The rules like "onions" with various layers that you describe in your question can be thought of as a build order for how you will construct a string -- eg. "first I will build this part of the string, and then I will build this other part" or "I need to build these two parts at the same time in order to ensure that they are synchronized".
A good general strategy for constructing a context free grammar is to
determine this build order and then have a production rule that
represents each stage and/or each possibility of your build order.
You should be able to point to each nonterminal and explain the "meaning"
or type of string that nonterminal is trying to construct.
For the example of $a^ib^jc^k$ with $i \ne j$, one possible build order could be:
Produce $a$'s and $b$'s in equal number (this is like $a^ib^j$ where
$i = j$. Try writing a grammar for this first.)
At some point, the number of $a$'s and $b$'s have to diverge, so pick either $a$ or $b$ and produce an unbounded number of that character (this is like $a^ib^j$ where $i \ne j$. Try taking the grammar you have from 1) and adding production rules to be able to do this.)
Now just produce an unbounded number of $c$'s at the end. (this is the desired $a^ib^jc^k$ with $i \ne j$.)

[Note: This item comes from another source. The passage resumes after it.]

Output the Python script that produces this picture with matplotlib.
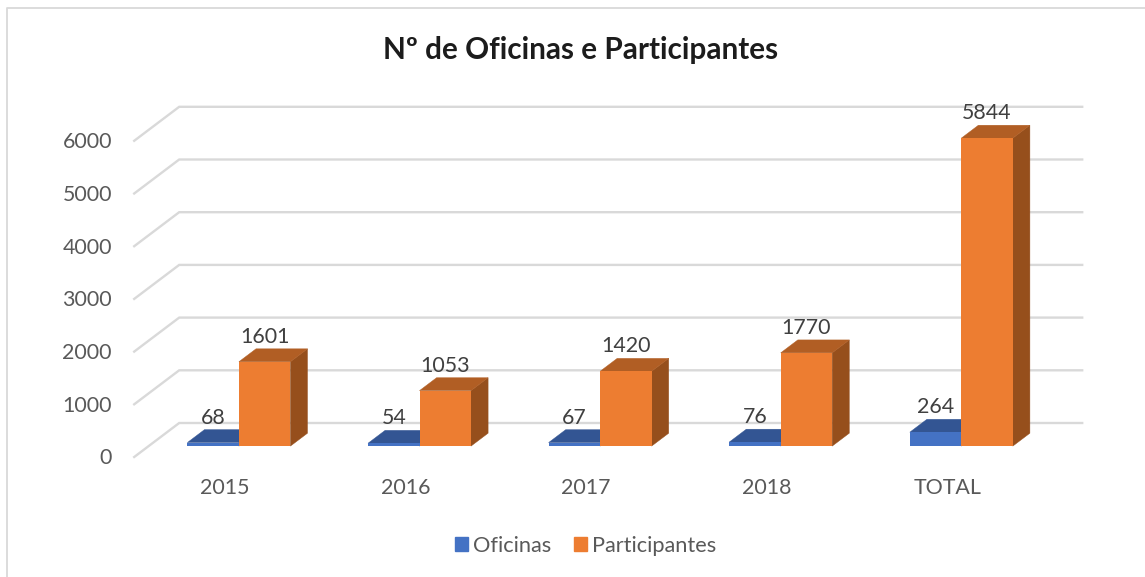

A good question to ask yourself:
Why do we have to have more than one production rule to construct $a^ib^j$ where $i \ne j$? If I want the number of $a$'s and $b$'s to be equal, it makes sense that I'd have to build them at the same time, but if I want $i \ne j$, why can't I just do something like:
$S \rightarrow aS\ |\ Sb\ |\ \varepsilon$
which says "produce some number of $a$'s and then produce some number of $b$'s"?